Whether we’re dealing with a corporate-level rebrand, content strategy or company website, we can apply the following spin to Covey’s concept:

“If you don’t make a conscious effort to visualize who your company is and what you want in business, then you empower competitors and circumstances to shape your brand and your product by default.”

On a project level, having a mental (first) creation works too: If you haven’t first defined your project mission, its audience, and its strategic plan, you will begin building a structure without a blueprint. You’ll dig a foundation without knowing what you’ll build on top of it. Stakeholders, circumstances and competitors can throw construction off course because you’re not following a solid, well thought-out plan. You’re designing and building on the fly, and the results will show: the results will be something you probably never envisioned when you first started. You won’t recognize it, and neither will your executives or your customers.

While every project is different, here are some guidelines that we – alongside our clients, every step of the way – strive to follow, in the spirit of envisioning the end at the very beginning:

  • Understand your users and customers. Who are they and how will they use the end-product?

  • Ask the question “why?” as often as possible. Every element of the project plan should have a purpose.

  • Set firm expectations for not only the end-result physical product, but also for budgets and timelines. Proper planning often unfortunately can get bypassed or derailed by unrealistic deadlines.

  • Draw up the blueprints. Before a single pixel is designed or line of code is written, we most often spend a third or more of our project effort conducting stakeholder, product expert, and user interviews; producing whiteboards, moodboards, and storyboards; drafting sketches and wireframes; assembling content audits, analyses and site maps; and iterating paper prototypes and rapid code prototypes – these are the blueprints.

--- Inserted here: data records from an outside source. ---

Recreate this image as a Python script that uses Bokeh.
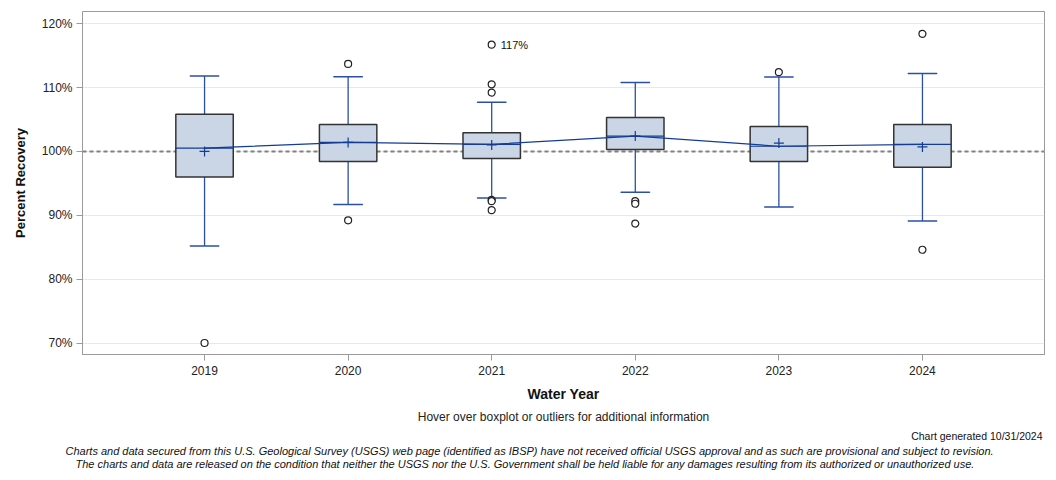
from bokeh.plotting import figure
from bokeh.models import Range1d, FixedTicker, PrintfTickFormatter, Title, ColumnDataSource
from bokeh.core.properties import value
from bokeh.embed import file_html
from bokeh.resources import INLINE

years = [2019, 2020, 2021, 2022, 2023, 2024]
whisker_low = [85.2, 91.7, 92.7, 93.6, 91.3, 89.1]
q1 = [96.0, 98.4, 98.9, 100.3, 98.4, 97.5]
median = [100.5, 101.4, 101.1, 102.4, 100.8, 101.1]
q3 = [105.8, 104.2, 102.9, 105.3, 103.9, 104.2]
whisker_high = [111.8, 111.7, 107.7, 110.8, 111.65, 112.2]
mean = [100.0, 101.4, 101.0, 102.4, 101.3, 100.7]

outlier_year = [2019, 2020, 2020, 2021, 2021, 2021, 2021, 2021, 2021,
                2022, 2022, 2022, 2023, 2024, 2024]
outlier_value = [70.0, 113.7, 89.2, 116.7, 110.5, 109.2, 92.4, 92.2, 90.8,
                 92.2, 91.8, 88.7, 112.4, 118.4, 84.6]

label_year = [2021]
label_value = [116.7]
label_text = ["117%"]

y_ticks = [70, 80, 90, 100, 110, 120]

FONT = "Liberation Sans"
BLUE = "#2a4fa8"
DARK = "#123c96"

p = figure(width=1056, height=480, output_backend="svg", toolbar_location=None,
           x_range=Range1d(2019 - 0.85, 2024 + 0.85), y_range=Range1d(68.2, 121.9),
           min_border_left=82, min_border_right=12, min_border_top=11, min_border_bottom=126)
p.background_fill_color = "white"
p.border_fill_color = "white"
p.outline_line_color = "#9a9a9a"
p.outline_line_width = 1

# grid
p.xgrid.grid_line_color = None
p.ygrid.grid_line_color = "#e8e8e8"
p.ygrid.grid_line_width = 1
p.ygrid.ticker = FixedTicker(ticks=y_ticks)

# axes
p.yaxis.ticker = FixedTicker(ticks=y_ticks)
p.yaxis.formatter = PrintfTickFormatter(format="%d%%")
p.yaxis.axis_label = "Percent Recovery"
p.xaxis.ticker = FixedTicker(ticks=years)
p.xaxis.major_label_overrides = {y: str(y) for y in years}
p.xaxis.axis_label = "Water Year"
for ax in (p.xaxis, p.yaxis):
    ax.axis_line_color = "#9a9a9a"
    ax.major_tick_line_color = "#9a9a9a"
    ax.major_tick_in = 0
    ax.major_tick_out = 6
    ax.minor_tick_line_color = None
    ax.major_label_text_font = FONT
    ax.major_label_text_font_size = "12px"
    ax.major_label_text_color = "#222222"
    ax.axis_label_text_font = FONT
    ax.axis_label_text_font_style = "bold"
    ax.axis_label_text_color = "#111111"
p.xaxis.axis_label_text_font_size = "14px"
p.yaxis.axis_label_text_font_size = "13px"
p.xaxis.major_label_standoff = 5
p.xaxis.axis_label_standoff = 8
p.yaxis.major_label_standoff = 4
p.yaxis.axis_label_standoff = 11

# reference line at 100%
p.line(x=[2019 - 0.85, 2024 + 0.85], y=[100, 100], line_color="#808080",
       line_width=2, line_dash="4 3")

src = ColumnDataSource(dict(x=years, lo=whisker_low, q1=q1, med=median, q3=q3,
                            hi=whisker_high, mean=mean))

# whiskers
p.segment(x0="x", y0="q3", x1="x", y1="hi", source=src, line_color=BLUE, line_width=1.3)
p.segment(x0="x", y0="lo", x1="x", y1="q1", source=src, line_color=BLUE, line_width=1.3)
p.rect(x="x", y="hi", width=0.2, height=0.0001, source=src, line_color=BLUE,
       line_width=1.5, fill_color=None)
p.rect(x="x", y="lo", width=0.2, height=0.0001, source=src, line_color=BLUE,
       line_width=1.5, fill_color=None)

# boxes
p.vbar(x="x", width=0.4, bottom="q1", top="q3", source=src, fill_color="#cad5e5",
       line_color="#333333", line_width=1.5)
# median segments
p.rect(x="x", y="med", width=0.4, height=0.0001, source=src, line_color=DARK,
       line_width=1.2, fill_color=None)
# connecting line through medians
p.line(x="x", y="med", source=src, line_color=DARK, line_width=1.2)
# means
p.scatter(x="x", y="mean", source=src, marker="cross", size=10, line_color=DARK,
          line_width=1.2)

# outliers
p.scatter(x=outlier_year, y=outlier_value, marker="circle", size=7,
          fill_color="white", line_color="#222222", line_width=1.2)
p.text(x=label_year, y=label_value, text=label_text, x_offset=9,
       text_font=value(FONT), text_font_size="11px", text_baseline="middle",
       text_color="#111111")

# bottom texts
t1 = Title(text="Hover over boxplot or outliers for additional information",
           align="center", text_font=FONT, text_font_size="12px",
           text_font_style="normal", text_color="#222222", standoff=6)
p.add_layout(t1, "below")
t2 = Title(text="Chart generated 10/31/2024", align="right", text_font=FONT,
           text_font_size="10.5px", text_font_style="normal", text_color="#111111",
           standoff=2, offset=2)
p.add_layout(t2, "below")
t3 = Title(text="Charts and data secured from this U.S. Geological Survey (USGS) web page (identified as IBSP) have not received official USGS approval and as such are provisional and subject to revision.",
           align="left", text_font=FONT, text_font_size="11px",
           text_font_style="italic", text_color="#111111", standoff=1, offset=-17)
p.add_layout(t3, "below")
t4 = Title(text="The charts and data are released on the condition that neither the USGS nor the U.S. Government shall be held liable for any damages resulting from its authorized or unauthorized use.",
           align="left", text_font=FONT, text_font_size="11px",
           text_font_style="italic", text_color="#111111", standoff=-3, offset=-7)
p.add_layout(t4, "below")

open("out.html", "w").write(file_html(p, INLINE))
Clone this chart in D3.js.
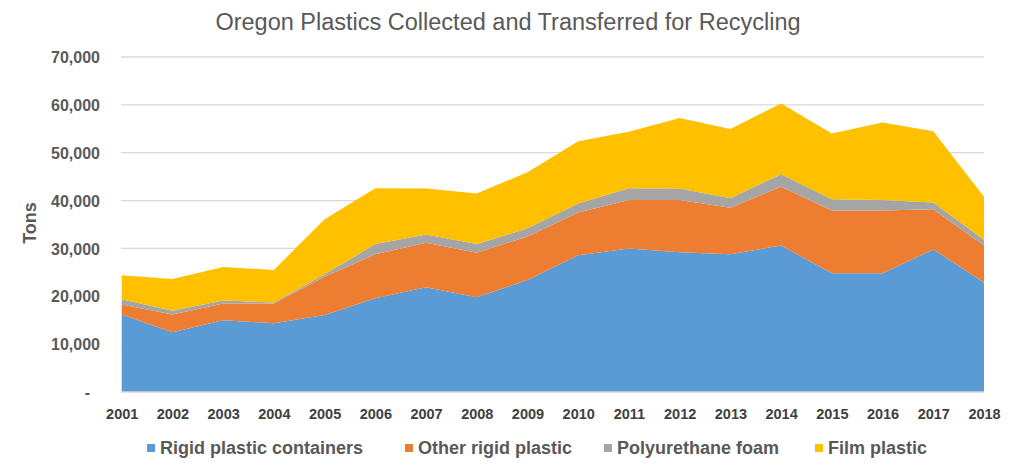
<!DOCTYPE html>
<html><head><meta charset="utf-8">
<script src="https://cdn.jsdelivr.net/npm/d3@7"></script>
<style>body{margin:0;background:#fff}svg{display:block}</style>
</head><body>
<script>
const years = [2001,2002,2003,2004,2005,2006,2007,2008,2009,2010,2011,2012,2013,2014,2015,2016,2017,2018];
const rigidContainers = [16200,12500,15000,14350,16100,19600,21900,19800,23400,28600,30000,29200,28800,30600,24800,24800,29800,22900];
const otherRigid = [2100,3700,3500,4150,8000,9200,9300,9300,9100,8900,10100,10900,9700,12300,13100,13100,8400,7700];
const polyFoam = [1100,800,600,200,500,2100,1700,1800,1700,1900,2500,2400,2000,2600,2400,2200,1400,1200];
const filmPlastic = [5000,6600,7000,6800,11500,11700,9600,10600,11700,13000,11800,14750,14450,14800,13700,16200,14900,9000];
const seriesNames = ["Rigid plastic containers","Other rigid plastic","Polyurethane foam","Film plastic"];
const colors = ["#5B9BD5","#ED7D31","#A5A5A5","#FFC000"];
const yTicks = [0,10000,20000,30000,40000,50000,60000,70000];

const W=1015,H=466;
const svg=d3.select("body").append("svg").attr("width",W).attr("height",H);
const x=d3.scalePoint().domain(years).range([121.7,984]);
const y=d3.scaleLinear().domain([0,70000]).range([392,57]);

const rows=years.map((yr,i)=>({year:yr,a:rigidContainers[i],b:otherRigid[i],c:polyFoam[i],d:filmPlastic[i]}));
const stack=d3.stack().keys(["a","b","c","d"])(rows);

// gridlines
svg.append("g").selectAll("line").data(yTicks.filter(t=>t>0)).join("line")
  .attr("x1",121).attr("x2",984).attr("y1",d=>y(d)).attr("y2",d=>y(d))
  .attr("stroke","#d9d9d9").attr("stroke-width",1.3);

const area=d3.area().x(d=>x(d.data.year)).y0(d=>y(d[0])).y1(d=>y(d[1]));
svg.append("g").selectAll("path").data(stack).join("path")
  .attr("d",area).attr("fill",(d,i)=>colors[i]);

// baseline
svg.append("line").attr("x1",121).attr("x2",984).attr("y1",y(0)).attr("y2",y(0)).attr("stroke","#d9d9d9").attr("stroke-width",1.3);

// y axis
const yAxis=d3.axisLeft(y).tickValues(yTicks).tickSize(0).tickPadding(0)
  .tickFormat(d=>d===0?"-":d3.format(",")(d));
const ga=svg.append("g").attr("transform","translate(100,0)").call(yAxis);
ga.select(".domain").remove();
ga.selectAll("text").attr("font-family","'Liberation Sans',Arial,sans-serif").attr("font-weight","bold")
  .attr("font-size","16px").attr("fill","#595959").attr("dy","0.35em")
  .attr("dx",d=>d===0?"-10":"0");

// x axis
const xAxis=d3.axisBottom(x).tickSize(0).tickPadding(0);
const gx=svg.append("g").attr("transform","translate(0,409)").call(xAxis);
gx.select(".domain").remove();
gx.selectAll("text").attr("font-family","'Liberation Sans',Arial,sans-serif").attr("font-weight","bold")
  .attr("font-size","14.5px").attr("fill","#404040").attr("dy","0.71em");

// title
svg.append("text").attr("x",508).attr("y",30).attr("text-anchor","middle")
  .attr("font-family","'Liberation Sans',Arial,sans-serif").attr("font-size","23.5px").attr("fill","#595959")
  .text("Oregon Plastics Collected and Transferred for Recycling");

// y label
svg.append("text").attr("transform","translate(36,223) rotate(-90)").attr("text-anchor","middle")
  .attr("font-family","'Liberation Sans',Arial,sans-serif").attr("font-weight","bold").attr("font-size","18px").attr("fill","#595959")
  .text("Tons");

// legend
const legX=[147,405,604,815];
const lg=svg.append("g").selectAll("g").data(seriesNames).join("g")
  .attr("transform",(d,i)=>`translate(${legX[i]},448)`);
lg.append("rect").attr("x",0).attr("y",-4).attr("width",8).attr("height",8).attr("fill",(d,i)=>colors[i]);
lg.append("text").attr("x",13).attr("dy","0.36em")
  .attr("font-family","'Liberation Sans',Arial,sans-serif").attr("font-weight","bold").attr("font-size","18px").attr("fill","#595959")
  .text(d=>d);
</script>
</body></html>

  • Establish a highly collaborative process that involves all the right people and provides every opportunity for reviews, iteration, feedback and buy-in.

  • Plan beyond the launch of the product you’re envisioning to include its “future life.”  This is where the “end” becomes the “beginning” once again, with a thoughtful plan for management, governance, maintenance, marketing, and measurement.

 

With solid marketing and measurement results in hand, the process of envisioning the next redesign or software release will become that much more concise and clear. You’ll identify new opportunities as well as areas for improvement.

These “blueprints” are central to the design and build phases of our projects. Our “architects” hand them off to our designers and builders, who are guided by the frameworks established in the planning phase. The “mental first creation” has been fully envisioned, iterated and documented, helping the designers, writers and developers move forward without hesitation toward the “physical creation” end result.